I’m ready to admit it, and I think it’s time y’all did, too. It’s why everyone has a blog and a Facebook profile and a Twitter account and a Tumblr and Four Square and on and on and on. We all want to be a little famous. So fine, if it’s 1,000 people on Twitter that see we’re having ketchup for lunch, so be it. It’s still a little famous. You may not be on the cover of InTouch, but at least a few people are listening.
But I always intended on having more listeners than a handful of Twitter followers. I don't need to be a household name, but I do want to make a stadium full of people laugh. I only realized this of myself in the past month or so. And now that I know it, the question is: do I keep going? Do I keep trying to be a little bit famous? Is that the only way for me to be happy?
I've tried to envision a life where I am never famous. Where, outside my family and friends, no one knows a thing about me. I could be a teacher or an editor or a coffee shop owner. I don’t have to write an ad or a book or a screenplay or a TV show or a stand-up routine. I could just be me.
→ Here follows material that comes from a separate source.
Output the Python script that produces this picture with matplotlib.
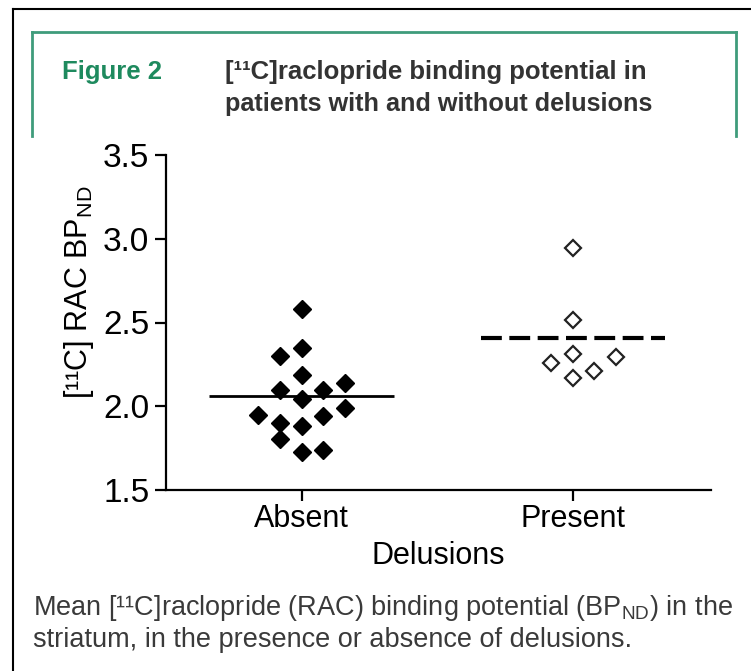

My self-worth would not hinge on the number of original ideas I could come up with. I could just try my best and then be paid for it. No more staring at the ceiling, willing myself to think of something other people will like. It makes so much sense. It seems like such a relaxing life.
And I’m not sure I’ve considered it. Ever.
I think I might be totally happy being anonymous to the world. It’s comforting. For some reason, in that world of anonymity, I drink a lot more tea by the window and cook things with sauces. In the world of trying to be a little bit famous, I chug Maalox and ask people to slap me in the face.
I’m worried that giving up on fame means giving up. It means that I’m officially leaving behind my childhood dream. It’s like when I gave up on being a marine biologist once I realized it involved more than swimming with dolphins. But this time I’m giving up on something I’ve held in my subconscious for 26 years, not the 48 hours when I thought I could get paid to hold onto dorsal fins. What if I turn into one of those people full of regret for not living their dream? I don't want to be the mom who forces her daughter to be a bulimic ballerina because I didn't have the dexterity.
So do I finally let myself ease into a world of relaxed, safe anonymity? Or do I strive, like a Los Angeles barista, to be something more? I don’t know. I do like the idea of not worrying what everyone thinks. What do you think?